I noticed that configuring Postgres with a BLCKSZ smaller than default
was causing 'make check' give an interesting error on git head. You
should be able to see this with a simple:

  ./configure --enable-debug --enable-cassert --with-blocksize=4 &&
  make check

which, among a few other seemingly-minor sorting and EXPLAIN
differences, gives this nasty regression (for a 64-bit binary, built
on OS X 10.6):

--- /media/src/OSS/postgresql/src/test/regress/results/create_index.out    2012-06-25
18:49:00.000000000 -0700
***************
*** 79,84 ****
--- 79,85 ----
  INSERT INTO suffix_text_tbl VALUES ('P0123456789abcde');
  INSERT INTO suffix_text_tbl VALUES ('P0123456789abcdefF');
  CREATE INDEX sp_suff_ind ON suffix_text_tbl USING spgist (t);
+ ERROR:  invalid memory alloc request size 18446744073709551520
  --
  -- Test GiST and SP-GiST indexes
  --

Or, for a similar 32-bit build on a Debian machine, I get:
+ ERROR:  invalid memory alloc request size 4294967200

I believe this problem stems from this definition in spgtextproc.c:

#define SPGIST_MAX_PREFIX_LENGTH        (BLCKSZ - 256 * 16 - 100)

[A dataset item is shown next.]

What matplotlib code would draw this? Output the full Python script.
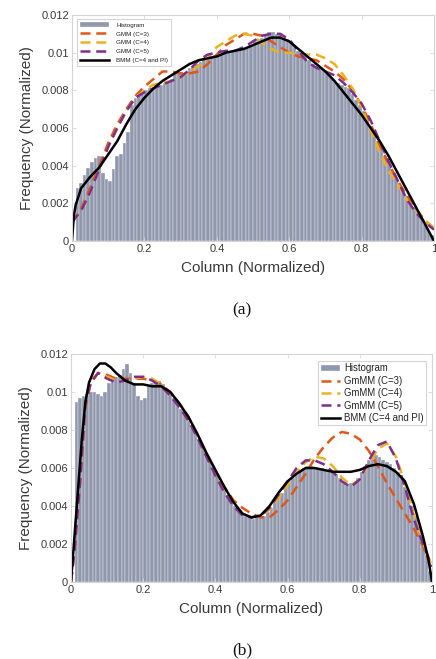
import numpy as np
import matplotlib
matplotlib.use("Agg")
import matplotlib.pyplot as plt

plt.rcParams['font.family'] = ['Liberation Sans', 'DejaVu Sans']

# ---------------- data: panel (a) ----------------
hist_a = [0.0000, 0.0028, 0.0031, 0.0035, 0.0039, 0.0042, 0.0044, 0.0045, 0.0036, 0.0033,
          0.0032, 0.0038, 0.0045, 0.0046, 0.0052, 0.0058, 0.0072, 0.0076, 0.0077, 0.0078,
          0.0080, 0.0081, 0.0081, 0.0083, 0.0083, 0.0084, 0.0084, 0.0086, 0.0089, 0.0090,
          0.0089, 0.0090, 0.0092, 0.0093, 0.0094, 0.0095, 0.0097, 0.0097, 0.0098, 0.0099,
          0.0099, 0.0100, 0.0100, 0.0100, 0.0101, 0.0101, 0.0102, 0.0102, 0.0103, 0.0104,
          0.0106, 0.0107, 0.0108, 0.0110, 0.0111, 0.0111, 0.0110, 0.0110, 0.0108, 0.0107,
          0.0105, 0.0103, 0.0101, 0.0099, 0.0098, 0.0096, 0.0094, 0.0093, 0.0092, 0.0091,
          0.0089, 0.0087, 0.0085, 0.0084, 0.0083, 0.0082, 0.0081, 0.0078, 0.0075, 0.0072,
          0.0069, 0.0065, 0.0061, 0.0058, 0.0053, 0.0049, 0.0045, 0.0041, 0.0037, 0.0034,
          0.0030, 0.0027, 0.0024, 0.0021, 0.0018, 0.0015, 0.0012, 0.0009, 0.0006, 0.0003]

x_grid = [0.0, 0.025, 0.05, 0.075, 0.1, 0.125, 0.15, 0.175, 0.2, 0.225, 0.25, 0.275, 0.3,
          0.325, 0.35, 0.375, 0.4, 0.425, 0.45, 0.475, 0.5, 0.525, 0.55, 0.575, 0.6, 0.625,
          0.65, 0.675, 0.7, 0.725, 0.75, 0.775, 0.8, 0.825, 0.85, 0.875, 0.9, 0.925, 0.95,
          0.975, 1.0]

gmm3_a = [0.0010, 0.0017, 0.0028, 0.0040, 0.0052, 0.0062, 0.0070, 0.0077, 0.0082, 0.0086,
          0.0090, 0.0090, 0.0089, 0.0089, 0.0090, 0.0094, 0.0099, 0.0104, 0.0107, 0.0110,
          0.0110, 0.0109, 0.0106, 0.0103, 0.0100, 0.0098, 0.0097, 0.0096, 0.0093, 0.0090,
          0.0086, 0.0080, 0.0072, 0.0062, 0.0051, 0.0041, 0.0032, 0.0024, 0.0017, 0.0011,
          0.0006]
gmm4_a = [0.0010, 0.0016, 0.0026, 0.0038, 0.0050, 0.0060, 0.0069, 0.0076, 0.0080, 0.0083,
          0.0084, 0.0085, 0.0087, 0.0090, 0.0093, 0.0097, 0.0103, 0.0106, 0.0109, 0.0110,
          0.0109, 0.0105, 0.0102, 0.0100, 0.0100, 0.0099, 0.0099, 0.0099, 0.0097, 0.0094,
          0.0088, 0.0081, 0.0071, 0.0059, 0.0047, 0.0037, 0.0030, 0.0022, 0.0016, 0.0011,
          0.0007]
gmm5_a = [0.0010, 0.0016, 0.0026, 0.0038, 0.0050, 0.0060, 0.0069, 0.0076, 0.0079, 0.0081,
          0.0083, 0.0085, 0.0087, 0.0091, 0.0096, 0.0099, 0.0100, 0.0101, 0.0101, 0.0103,
          0.0106, 0.0109, 0.0110, 0.0110, 0.0107, 0.0101, 0.0095, 0.0092, 0.0090, 0.0088,
          0.0084, 0.0079, 0.0073, 0.0064, 0.0053, 0.0042, 0.0032, 0.0022, 0.0015, 0.0010,
          0.0006]

bmm_a_x = [0.0, 0.005, 0.01, 0.025, 0.05, 0.075, 0.1, 0.125, 0.15, 0.175, 0.2, 0.225, 0.25,
           0.275, 0.3, 0.325, 0.35, 0.375, 0.4, 0.425, 0.45, 0.475, 0.5, 0.525, 0.55, 0.575,
           0.6, 0.625, 0.65, 0.675, 0.7, 0.725, 0.75, 0.775, 0.8, 0.825, 0.85, 0.875, 0.9,
           0.925, 0.95, 0.975, 1.0]
bmm_a_y = [0.0, 0.0013, 0.0019, 0.0028, 0.0034, 0.0039, 0.0046, 0.0053, 0.0062, 0.0070,
           0.0076, 0.0081, 0.0085, 0.0088, 0.0091, 0.0094, 0.0096, 0.0097, 0.0098, 0.0100,
           0.0101, 0.0102, 0.0104, 0.0106, 0.0108, 0.0108, 0.0106, 0.0102, 0.0098, 0.0094,
           0.0090, 0.0085, 0.0079, 0.0073, 0.0067, 0.0060, 0.0053, 0.0045, 0.0036, 0.0027,
           0.0018, 0.0009, 0.0]

# ---------------- data: panel (b) ----------------
hist_b = [0.0000, 0.0095, 0.0097, 0.0098, 0.0099, 0.0100, 0.0100, 0.0099, 0.0098, 0.0100,
          0.0105, 0.0106, 0.0108, 0.0109, 0.0112, 0.0115, 0.0110, 0.0105, 0.0098, 0.0096,
          0.0097, 0.0103, 0.0105, 0.0106, 0.0106, 0.0104, 0.0102, 0.0100, 0.0097, 0.0094,
          0.0091, 0.0088, 0.0085, 0.0081, 0.0078, 0.0075, 0.0071, 0.0067, 0.0063, 0.0059,
          0.0056, 0.0053, 0.0049, 0.0046, 0.0043, 0.0040, 0.0038, 0.0036, 0.0035, 0.0034,
          0.0033, 0.0034, 0.0034, 0.0035, 0.0037, 0.0039, 0.0042, 0.0044, 0.0047, 0.0050,
          0.0053, 0.0055, 0.0057, 0.0059, 0.0060, 0.0061, 0.0061, 0.0060, 0.0060, 0.0060,
          0.0059, 0.0058, 0.0058, 0.0057, 0.0055, 0.0052, 0.0051, 0.0052, 0.0052, 0.0055,
          0.0058, 0.0061, 0.0064, 0.0066, 0.0067, 0.0066, 0.0064, 0.0063, 0.0062, 0.0060,
          0.0058, 0.0055, 0.0050, 0.0045, 0.0040, 0.0035, 0.0029, 0.0022, 0.0014, 0.0006]

xb_grid = [0.0, 0.01, 0.025, 0.04, 0.055, 0.075, 0.1, 0.125, 0.15, 0.175, 0.2, 0.225, 0.25,
           0.275, 0.3, 0.325, 0.35, 0.375, 0.4, 0.425, 0.45, 0.475, 0.5, 0.525, 0.55, 0.575,
           0.6, 0.625, 0.65, 0.675, 0.7, 0.725, 0.75, 0.775, 0.8, 0.825, 0.85, 0.875, 0.9,
           0.925, 0.95, 0.975, 1.0]
gmm3_b = [0.0, 0.0017, 0.0052, 0.0092, 0.0105, 0.0110, 0.0109, 0.0107, 0.0107, 0.0107,
          0.0107, 0.0106, 0.0104, 0.0100, 0.0094, 0.0087, 0.0077, 0.0067, 0.0058, 0.0050,
          0.0043, 0.0039, 0.0036, 0.0034, 0.0034, 0.0038, 0.0043, 0.0050, 0.0057, 0.0065,
          0.0071, 0.0076, 0.0079, 0.0078, 0.0075, 0.0069, 0.0061, 0.0052, 0.0044, 0.0036,
          0.0028, 0.0019, 0.0006]
gmm4_b = [0.0, 0.0017, 0.0052, 0.0094, 0.0106, 0.0110, 0.0108, 0.0106, 0.0106, 0.0107,
          0.0108, 0.0107, 0.0104, 0.0099, 0.0093, 0.0085, 0.0077, 0.0067, 0.0057, 0.0048,
          0.0041, 0.0036, 0.0034, 0.0035, 0.0038, 0.0044, 0.0051, 0.0058, 0.0063, 0.0066,
          0.0065, 0.0061, 0.0055, 0.0051, 0.0054, 0.0062, 0.0070, 0.0073, 0.0066, 0.0052,
          0.0035, 0.0021, 0.0008]
gmm5_b = [0.0, 0.0017, 0.0052, 0.0094, 0.0105, 0.0110, 0.0107, 0.0105, 0.0106, 0.0108,
          0.0108, 0.0106, 0.0103, 0.0098, 0.0092, 0.0085, 0.0076, 0.0066, 0.0056, 0.0047,
          0.0040, 0.0035, 0.0034, 0.0035, 0.0039, 0.0046, 0.0053, 0.0060, 0.0064, 0.0064,
          0.0062, 0.0058, 0.0053, 0.0050, 0.0054, 0.0064, 0.0072, 0.0074, 0.0065, 0.0050,
          0.0033, 0.0020, 0.0008]

bmm_b_x = [0.0, 0.01, 0.02, 0.03, 0.04, 0.05, 0.065, 0.08, 0.095, 0.11, 0.125, 0.15, 0.175,
           0.2, 0.225, 0.25, 0.275, 0.3, 0.325, 0.35, 0.375, 0.4, 0.425, 0.45, 0.475, 0.5,
           0.525, 0.55, 0.575, 0.6, 0.625, 0.65, 0.675, 0.7, 0.725, 0.75, 0.775, 0.8, 0.825,
           0.85, 0.875, 0.9, 0.925, 0.95, 0.975, 0.99, 1.0]
bmm_b_y = [0.0, 0.0025, 0.0050, 0.0075, 0.0095, 0.0105, 0.0112, 0.0115, 0.0115, 0.0113,
           0.0110, 0.0106, 0.0104, 0.0104, 0.0103, 0.0103, 0.0100, 0.0094, 0.0087, 0.0078,
           0.0068, 0.0059, 0.0050, 0.0042, 0.0036, 0.0034, 0.0035, 0.0040, 0.0047, 0.0053,
           0.0057, 0.0060, 0.0060, 0.0059, 0.0058, 0.0058, 0.0058, 0.0059, 0.0061, 0.0062,
           0.0061, 0.0058, 0.0053, 0.0041, 0.0024, 0.0012, 0.0]

x_ticks = [0, 0.2, 0.4, 0.6, 0.8, 1]
x_ticklabels = ['0', '0.2', '0.4', '0.6', '0.8', '1']
y_ticks = [0, 0.002, 0.004, 0.006, 0.008, 0.01, 0.012]
y_ticklabels = ['0', '0.002', '0.004', '0.006', '0.008', '0.01', '0.012']

labels_a = ['Histogram', 'GMM (C=3)', 'GMM (C=4)', 'GMM (C=5)', 'BMM (C=4 and PI)']
labels_b = ['Histogram', 'GmMM (C=3)', 'GmMM (C=4)', 'GmMM (C=5)', 'BMM (C=4 and PI)']

C_RED = '#E0561B'
C_YEL = '#EDB120'
C_PUR = '#7E2F8E'
C_BAR = '#9098AD'
C_SPINE = '#D4D4D4'
C_TXT = '#3A3A3A'

W, H = 436, 659
fig = plt.figure(figsize=(W / 100, H / 100), dpi=100)


def px_axes(l, t, r, b):
    return fig.add_axes([l / W, 1 - b / H, (r - l) / W, (b - t) / H])


def draw(ax, hist, xg3, g3, xg4, g4, xg5, g5, bx, by, labels, small):
    n = len(hist)
    edges = np.linspace(0, 1, n + 1)
    centers = (edges[:-1] + edges[1:]) / 2
    bars = ax.bar(centers, hist, width=1.0 / n, color=C_BAR, edgecolor='white',
                  linewidth=0.25)
    dash = (0, (4.0, 2.3))
    l3, = ax.plot(xg3, g3, color=C_RED, lw=1.8, ls=dash)
    l4, = ax.plot(xg4, g4, color=C_YEL, lw=1.8, ls=dash)
    l5, = ax.plot(xg5, g5, color=C_PUR, lw=1.8, ls=dash)
    lb, = ax.plot(bx, by, color='black', lw=1.8)
    ax.set_xlim(0, 1)
    ax.set_ylim(0, 0.012)
    ax.set_xticks(x_ticks)
    ax.set_xticklabels(x_ticklabels)
    ax.set_yticks(y_ticks)
    ax.set_yticklabels(y_ticklabels)
    ax.tick_params(direction='in', length=3, width=0.6, color=C_SPINE,
                   labelcolor=C_TXT, labelsize=8, top=True, right=True, pad=2)
    for s in ax.spines.values():
        s.set_color(C_SPINE)
        s.set_linewidth(0.8)
    ax.set_xlabel('Column (Normalized)', fontsize=11, color=C_TXT, labelpad=5)
    ax.set_ylabel('Frequency (Normalized)', fontsize=11, color=C_TXT)
    handles = [bars, l3, l4, l5, lb]
    if small:
        leg = ax.legend(handles, labels, loc='upper left', fontsize=4.5,
                        handlelength=4.6, handletextpad=1.2, borderpad=0.5,
                        labelspacing=0.55, fancybox=False, edgecolor=C_SPINE,
                        framealpha=1, bbox_to_anchor=(0.005, 0.995))
    else:
        leg = ax.legend(handles, labels, loc='upper right', fontsize=6.9,
                        handlelength=2.0, handletextpad=0.5, borderpad=0.25,
                        labelspacing=0.25, fancybox=False, edgecolor=C_SPINE,
                        framealpha=1, bbox_to_anchor=(0.998, 0.99))
    leg.get_frame().set_linewidth(0.8)
    for t in leg.get_texts():
        t.set_color('#222222')


ax1 = px_axes(72, 15, 434, 241)
draw(ax1, hist_a, x_grid, gmm3_a, x_grid, gmm4_a, x_grid, gmm5_a, bmm_a_x, bmm_a_y,
     labels_a, True)
ax1.yaxis.set_label_coords(-0.105, 0.5)

ax2 = px_axes(71, 354, 432, 582)
draw(ax2, hist_b, xb_grid, gmm3_b, xb_grid, gmm4_b, xb_grid, gmm5_b, bmm_b_x, bmm_b_y,
     labels_b, False)
ax2.yaxis.set_label_coords(-0.105, 0.5)

fig.text(242 / W, 1 - 310 / H, '(a)', fontsize=12.5, family='Liberation Serif',
         ha='center', va='center', color='#111111')
fig.text(242 / W, 1 - 650 / H, '(b)', fontsize=12.5, family='Liberation Serif',
         ha='center', va='center', color='#111111')

fig.savefig('out.png', dpi=100)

With a BLCKSZ of 4096, that comes to -100, which gets picked up here:

        commonLen = Min(commonLen, SPGIST_MAX_PREFIX_LENGTH);

and ultimately palloc'ed as a size. I'm not sure what'd be the right
way to fix this after reading the comment above
SPGIST_MAX_PREFIX_LENGTH, but thought I'd share.

Josh

Re: spgist: palloc() negative size with smaller BLCKSZ

From
Tom Lane
Date:
Josh Kupershmidt <schmiddy@gmail.com> writes:
> I noticed that configuring Postgres with a BLCKSZ smaller than default
> was causing 'make check' give an interesting error on git head.
> [ spgist regression test fails ]

Ugh.

> I'm not sure what'd be the right
> way to fix this after reading the comment above
> SPGIST_MAX_PREFIX_LENGTH, but thought I'd share.

I don't see any way for spgtextproc to support BLCKSZ of 4K or less
without some compromise of functionality.  We have a number of possible
ways we could compromise:

1. Just fail outright for small BLCKSZ.  Probably not very nice
considering the spgist regression test would then fall over.

2. Set SPGIST_MAX_PREFIX_LENGTH to something reasonable (maybe about
50 bytes or so) and just accept the possibility that it will fail if
an internal node gets too large due to too many distinct node labels.
This isn't really desirable either, but I suspect the probability of
failure in practice is pretty low, so it might be the right level of
effort considering use of non-8K BLCKSZ in the field is negligible.

3. Do something to reduce the number of node labels that are possible
when BLCKSZ is too small; for instance we could mask off the high order
bit so as to merge values that have the same next byte mod 128.  The
trouble with this is that spgtextproc currently uses the node label
literally as the next byte when reconstructing strings.  We'd have to
not use the node label for that, which would bloat entries slightly,
and perhaps worse would result in a significant difference in index
logic for large and small index pages.  I don't think I really want to
go there, especially not in the absence of a buildfarm machine testing
the small-page case.

I'm kind of leaning to #2, but anybody have another idea?

            regards, tom lane